Con notable claridad, Arístides Calvani desglosaba un principio tan estimado por los demócratas, exponiendo, quizás, su más profunda complejidad: «Hablamos de un mundo plural y de una sociedad pluralista. Cuidado, la pluralidad de regímenes en el mundo no implica una sociedad pluralista (…) Un mundo plural es la coexistencia de un conjunto de regímenes de distinta inspiración. Yo quiero un mundo que sea pluralista por mis principios; entonces, la pluralidad de regímenes debe ser conducida de tal manera que, en definitiva, vaya a recalar en el pluralismo propiamente dicho de una sociedad pluralista (…) Y así podría seguir haciendo una serie de consideraciones que mortifican cuando uno tiene que operar ya en una política internacional».
El principio de pluralidad exige la reflexión acerca de cómo debe ser la relación con quienes no creen en una sociedad pluralista, como condición de libertad y garantía de los derechos humanos. Meditación que se hace urgente en vista del nuevo desafío geopolítico, impulsado aparentemente por el presidente Joe Biden, de crear un «cerco democrático» que detenga el auge del autoritarismo global o, como decía Fernando Mires en días recientes, con el propósito de impulsar «la contradicción principal de nuestro tiempo: la que se da entre autocracias y democracias».
Es decir, Estados Unidos estaría pasando de la dialéctica comunismo-anticomunismo, a una nueva polarización global entre autoritarismo y democracia.
Durante la Guerra Fría, América Latina sufrió graves retrocesos en materia de derechos políticos y democráticos. Vivió también la exacerbación de movimientos nacionalistas inspirados por el marxismo-leninismo y padeció los excesos de un intervencionismo que, en aras de enfrentar la expansión comunista, sacrificó proyectos democráticos en los países latinoamericanos, financiando dictaduras militares anticomunistas; y valiéndose de instrumentos como el TIAR y la OEA, apoyaron regímenes procapitalistas y antizquierda.
El saldo ya lo enunciamos: un importante número de movimientos guerrilleros, extremistas, diseminados por toda la América hispana, desde el Ejército Zapatista de Liberación Nacional, en México, hasta Montoneros y Ejército Revolucionario del Pueblo en Argentina. Todos ellos proclives a la lucha armada como vía para conquistar el poder y hacer prevalecer su sistema político anti-imperialista.Plantear la defensa del sistema democrático en términos dialécticos puede no estar exento de las mismas paradojas de la polaridad comunismo-anticomunismo que tantos perjuicios ocasionó en América Latina. De hecho, Estados Unidos mantiene buenas relaciones con países cuyo sistema de gobierno no se caracteriza ni por la defensa de los derechos humanos ni por las garantías democráticas, como ocurre por ejemplo con el reino de Arabia Saudita o con la república socialista de Vietnam.

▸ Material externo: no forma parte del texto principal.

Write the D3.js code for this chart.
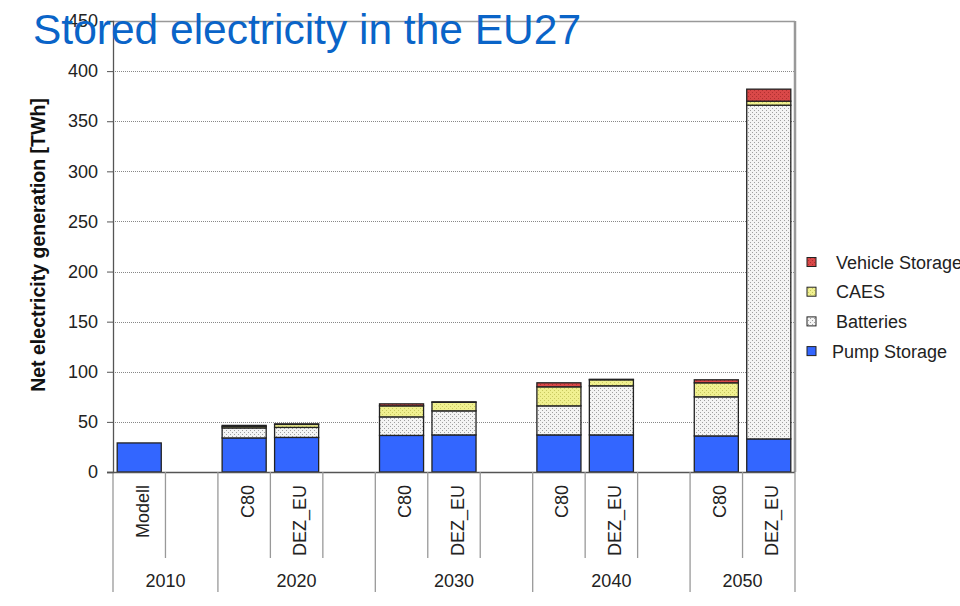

Retomando el tema latinoamericano, no fue sino hasta tiempos de los cancilleres que conformaron el Grupo Contadora cuando se logró amainar el conflicto político centroamericano. La clave del éxito fue sencilla de narrar: evitar la injerencia de los polos, conformar un espacio diplomático propio, ajeno a la confrontación global comunismo-anticomunismo; ejercitar los principios y valores democráticos, las relaciones políticas, con autonomía y afinidad facilitada por las raíces culturales, trascendiendo así las diferencias ideológicas que los dividían.
Los mandatarios comprendieron que tanto América Latina como China, Rusia, Turquía, los países árabes y tantas otras naciones, están llamados a encontrar la forma de hacer valer principios universales que no pertenecen a la tradición democrática de ningún país, mucho menos de Estados Unidos de moderna constitución, así como tampoco a la larga tradición occidental de Europa. Por eso, Calvani proclamó la tesis de la «justicia social internacional» (menos desigualdad norte-sur) y la del «pluralismo ideológico» (coexistencia pacífica con Cuba), oponiéndose a EE. UU. en múltiples aspectos. Durante el gobierno de Rafael Caldera se establecieron relaciones con la URSS y otros países socialistas.
Por más valiosa que sea la experiencia democrática de los norteamericanos, nunca podrán sustituir a ese demos o pueblo que, lejos de ser una abstracción griega, es una realidad arraigada en el espacio y en el tiempo y, como tal, es el único que puede orientar, sin utopías ni fantasías, su propio destino.